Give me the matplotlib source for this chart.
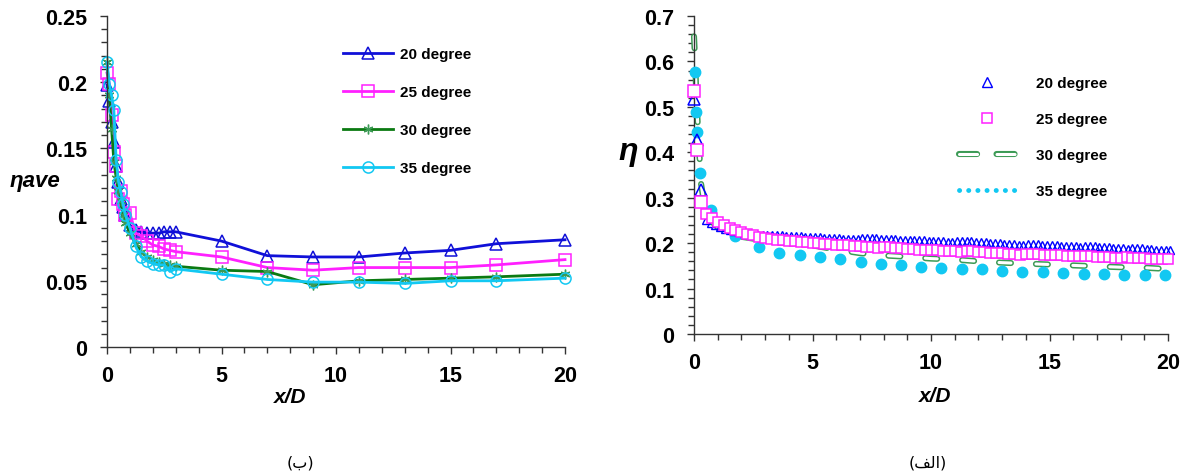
import numpy as np
import matplotlib
matplotlib.use('Agg')
import matplotlib.pyplot as plt
from matplotlib.lines import Line2D
from matplotlib.ticker import MultipleLocator, FuncFormatter
from matplotlib.legend_handler import HandlerTuple

plt.rcParams['font.family'] = ['Liberation Sans', 'DejaVu Sans']
plt.rcParams['font.weight'] = 'bold'
plt.rcParams['lines.scale_dashes'] = False

# ---------------- left chart (b): averaged effectiveness ----------------
labels = ['20 degree', '25 degree', '30 degree', '35 degree']

x_left = [0, 0.1, 0.2, 0.3, 0.4, 0.5, 0.6, 0.7, 0.8, 1.0, 1.25, 1.5, 1.75, 2.0,
          2.25, 2.5, 2.75, 3.0, 5, 7, 9, 11, 13, 15, 17, 20]
eta_ave_20 = [0.198, 0.186, 0.170, 0.155, 0.137, 0.125, 0.112, 0.106, 0.100, 0.092,
              0.088, 0.087, 0.086, 0.086, 0.086, 0.087, 0.087, 0.087,
              0.080, 0.069, 0.068, 0.068, 0.071, 0.073, 0.078, 0.081]
eta_ave_25 = [0.207, 0.199, 0.175, 0.147, 0.137, 0.112, 0.118, 0.108, 0.100, 0.101,
              0.086, 0.084, 0.080, 0.077, 0.076, 0.074, 0.073, 0.072,
              0.068, 0.060, 0.058, 0.060, 0.060, 0.060, 0.062, 0.066]
eta_ave_30 = [0.215, 0.190, 0.165, 0.140, 0.128, 0.118, 0.110, 0.100, 0.094, 0.086,
              0.078, 0.072, 0.068, 0.066, 0.064, 0.063, 0.062, 0.061,
              0.058, 0.057, 0.047, 0.050, 0.051, 0.052, 0.053, 0.055]
eta_ave_35 = [0.215, 0.199, 0.190, 0.179, 0.141, 0.125, 0.117, 0.108, 0.100, 0.090,
              0.076, 0.068, 0.065, 0.063, 0.062, 0.062, 0.057, 0.059,
              0.055, 0.051, 0.049, 0.049, 0.048, 0.050, 0.050, 0.052]

# ---------------- right chart (alef): local effectiveness ----------------
# 20 degree: three near-hole points, then dense stations every 0.2 x/D
x_20_near = [0.0, 0.14, 0.28]
eta_20_near = [0.518, 0.426, 0.316]
x_20 = np.round(np.arange(0.5, 20.2, 0.2), 2)
eta_20 = [0.252, 0.245, 0.240, 0.236, 0.232, 0.229, 0.227, 0.225, 0.223, 0.221, 0.220, 0.218, 0.217,
          0.218, 0.218, 0.217, 0.217, 0.216, 0.216, 0.215, 0.215, 0.214, 0.214,
          0.213, 0.213, 0.212, 0.212, 0.211, 0.211, 0.210, 0.210, 0.210, 0.209,
          0.212, 0.212, 0.211, 0.211, 0.210, 0.210, 0.209, 0.209, 0.208, 0.208,
          0.207, 0.207, 0.206, 0.206, 0.205, 0.205, 0.204, 0.204, 0.203, 0.203,
          0.205, 0.205, 0.204, 0.204, 0.203, 0.202, 0.202, 0.201, 0.200, 0.200,
          0.199, 0.199, 0.198, 0.197, 0.197,
          0.199, 0.198, 0.198, 0.197, 0.196, 0.196, 0.195, 0.194, 0.194, 0.193, 0.193, 0.192,
          0.194, 0.193, 0.193, 0.192, 0.191, 0.191, 0.190, 0.189, 0.189, 0.188,
          0.190, 0.189, 0.189, 0.188, 0.187, 0.186, 0.186, 0.185, 0.184]

# 25 degree: near-hole points, then stations every 0.25 x/D
x_25_near = [0.0, 0.14, 0.28]
eta_25_near = [0.536, 0.404, 0.290]
x_25 = np.arange(0.5, 20.01, 0.25)
eta_25 = [0.264, 0.255, 0.247, 0.240, 0.234, 0.229, 0.224, 0.220, 0.217, 0.214,
          0.212, 0.210, 0.208, 0.206, 0.205, 0.204, 0.203, 0.202, 0.201, 0.200,
          0.199, 0.198, 0.197, 0.196, 0.195, 0.194, 0.193, 0.192, 0.191, 0.190,
          0.192, 0.191, 0.190, 0.189, 0.188, 0.187, 0.186, 0.186, 0.185, 0.184,
          0.183, 0.183, 0.182, 0.181,
          0.183, 0.182, 0.181, 0.180, 0.179, 0.178, 0.178, 0.177, 0.176, 0.175,
          0.177, 0.176, 0.176, 0.175, 0.174, 0.173, 0.173, 0.172, 0.171, 0.171,
          0.172, 0.171, 0.170, 0.170, 0.169, 0.168, 0.168,
          0.169, 0.168, 0.167, 0.167, 0.166, 0.165, 0.165, 0.164]

# 30 degree: drawn as a hollow long-dash line
x_30 = [0, 0.05, 0.1, 0.2, 0.3, 0.45, 0.7, 1.0, 1.5, 2, 3, 4, 5, 6, 7, 8, 9, 10,
        11, 12, 13, 14, 15, 16, 17, 18, 19, 20]
eta_30 = [0.655, 0.600, 0.520, 0.420, 0.330, 0.280, 0.250, 0.235, 0.222, 0.214,
          0.206, 0.200, 0.195, 0.186, 0.178, 0.173, 0.170, 0.166, 0.164, 0.160,
          0.157, 0.155, 0.153, 0.151, 0.149, 0.147, 0.146, 0.143]

# 35 degree: big round dots
x_35 = [0.04, 0.08, 0.14, 0.25, 0.72, 1.75, 2.74, 3.6, 4.49, 5.32, 6.17, 7.04, 7.87,
        8.74, 9.57, 10.43, 11.29, 12.16, 12.99, 13.86, 14.72, 15.59, 16.46, 17.29,
        18.16, 19.02, 19.87]
eta_35 = [0.576, 0.488, 0.444, 0.355, 0.272, 0.215, 0.191, 0.179, 0.173, 0.169, 0.165,
          0.158, 0.153, 0.152, 0.148, 0.145, 0.142, 0.142, 0.138, 0.136, 0.136, 0.134,
          0.132, 0.132, 0.130, 0.129, 0.129]

W, H = 1183, 477
fig = plt.figure(figsize=(W / 100, H / 100), dpi=100)

BLUE = '#1010d8'
MAGENTA = '#ff20ff'
GREEN_LINE = '#0b7a12'
GREEN_MK = '#3c9a55'
CYAN = '#12c8f2'
AXCOL = '#333333'


def style_axes(ax, ymax, ymajor, yminor, xpad):
    ax.set_xlim(0, 20)
    ax.set_ylim(0, ymax)
    for s in ['top', 'right']:
        ax.spines[s].set_visible(False)
    for s in ['left', 'bottom']:
        ax.spines[s].set_color(AXCOL)
        ax.spines[s].set_linewidth(1.0)
    ax.xaxis.set_major_locator(MultipleLocator(5))
    ax.xaxis.set_minor_locator(MultipleLocator(1))
    ax.yaxis.set_major_locator(MultipleLocator(ymajor))
    ax.yaxis.set_minor_locator(MultipleLocator(yminor))
    ax.yaxis.set_major_formatter(FuncFormatter(lambda v, p: '%g' % round(v, 3)))
    ax.tick_params(which='both', direction='out', colors=AXCOL, labelcolor='black',
                   labelsize=15.5, width=1.0)
    ax.tick_params(which='major', length=5)
    ax.tick_params(which='minor', length=4)
    ax.tick_params(axis='y', which='major', pad=9)
    ax.tick_params(axis='x', which='major', pad=xpad)


# ---------------- left axes ----------------
ax1 = fig.add_axes([107 / W, 1 - 348 / H, 458 / W, 331 / H])
style_axes(ax1, 0.25, 0.05, 0.01, 8)
ax1.plot(x_left, eta_ave_20, color=BLUE, lw=2, marker='^', ms=8, mfc='none',
         mec=BLUE, mew=1.1, label=labels[0], clip_on=False)
ax1.plot(x_left, eta_ave_25, color=MAGENTA, lw=2, marker='s', ms=8, mfc='none',
         mec=MAGENTA, mew=1.1, label=labels[1], clip_on=False)
ax1.plot(x_left, eta_ave_30, color=GREEN_LINE, lw=2, marker=(6, 2, 0), ms=7,
         mec=GREEN_MK, mew=1.0, label=labels[2], clip_on=False)
ax1.plot(x_left, eta_ave_35, color=CYAN, lw=2, marker='o', ms=8, mfc='none',
         mec=CYAN, mew=1.1, label=labels[3], clip_on=False)
ax1.legend(loc='upper left', bbox_to_anchor=(343 / W, 1 - 48 / H),
           bbox_transform=fig.transFigure, frameon=False, fontsize=11,
           handlelength=3.3, handletextpad=0.45, labelspacing=1.57,
           borderpad=0, borderaxespad=0, numpoints=1)

fig.text(35 / W, 1 - 181 / H, 'ηave', fontsize=16, fontweight='bold',
         fontstyle='italic', ha='center', va='center')
fig.text(290 / W, 1 - 398 / H, 'x/D', fontsize=15, fontweight='bold',
         fontstyle='italic', ha='center', va='center')

# ---------------- right axes ----------------
ax2 = fig.add_axes([694 / W, 1 - 335 / H, 474 / W, 318 / H])
style_axes(ax2, 0.7, 0.1, 0.02, 8)

ax2.plot(x_30, eta_30, color=GREEN_MK, lw=4.4, dashes=(8.6, 18),
         dash_capstyle='round', solid_capstyle='round', clip_on=False, zorder=2)
ax2.plot(x_30, eta_30, color='white', lw=2.2, dashes=(8.6, 18),
         dash_capstyle='round', clip_on=False, zorder=2.1)
ax2.plot(x_35, eta_35, ls='none', marker='o', ms=7.5, color=CYAN, mec=CYAN,
         clip_on=False, zorder=3)
ax2.plot(x_20, eta_20, ls='none', marker='^', ms=5.5, mfc='none', mec='#0000ff',
         mew=1.0, clip_on=False, zorder=4)
ax2.plot(x_20_near, eta_20_near, ls='none', marker='^', ms=9, mfc='none',
         mec='#0000ff', mew=1.1, clip_on=False, zorder=4)
ax2.plot(x_25, eta_25, ls='none', marker='s', ms=7.8, mfc='white', mec=MAGENTA,
         mew=1.1, clip_on=False, zorder=5)
ax2.plot(x_25_near, eta_25_near, ls='none', marker='s', ms=8.5, mfc='white',
         mec=MAGENTA, mew=1.1, clip_on=False, zorder=5)

h20 = Line2D([], [], ls='none', marker='^', ms=7, mfc='none', mec='#0000ff', mew=1.0)
h25 = Line2D([], [], ls='none', marker='s', ms=7.5, mfc='none', mec=MAGENTA, mew=1.1)
h30a = Line2D([], [], color=GREEN_MK, lw=4.4, dashes=(13, 14), dash_capstyle='round')
h30b = Line2D([], [], color='white', lw=2.2, dashes=(13, 14), dash_capstyle='round')
h35 = Line2D([], [], color=CYAN, lw=3.5, dashes=(0.1, 6.5), dash_capstyle='round')
ax2.legend(handles=[h20, h25, (h30a, h30b), h35], labels=labels,
           handler_map={tuple: HandlerTuple(ndivide=1)},
           loc='upper left', bbox_to_anchor=(959 / W, 1 - 77 / H),
           bbox_transform=fig.transFigure, frameon=False, fontsize=11,
           handlelength=3.65, handletextpad=1.4, labelspacing=1.44,
           borderpad=0, borderaxespad=0, numpoints=1)

fig.text(628 / W, 1 - 152 / H, 'η', fontsize=23, fontweight='bold',
         fontstyle='italic', ha='center', va='center')
fig.text(935 / W, 1 - 396 / H, 'x/D', fontsize=15, fontweight='bold',
         fontstyle='italic', ha='center', va='center')

# captions, Arabic letters in visual (presentation-form) order
fig.text(300 / W, 1 - 463 / H, '(\ufe8f)', fontsize=11.5, fontweight='normal',
         family=['DejaVu Sans'], ha='center', va='center')
fig.text(928 / W, 1 - 463 / H, '(\ufed2\ufedf\ufe8d)', fontsize=11.5, fontweight='normal',
         family=['DejaVu Sans'], ha='center', va='center')

fig.savefig('out.png', dpi=100)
+ + + +
Only lines with the word "matplotlib" should be collected from the material.

◆ Output ◆
Give me the matplotlib source for this chart.
import matplotlib
matplotlib.use('Agg')
import matplotlib.pyplot as plt
from matplotlib.lines import Line2D
from matplotlib.ticker import MultipleLocator, FuncFormatter
from matplotlib.legend_handler import HandlerTuple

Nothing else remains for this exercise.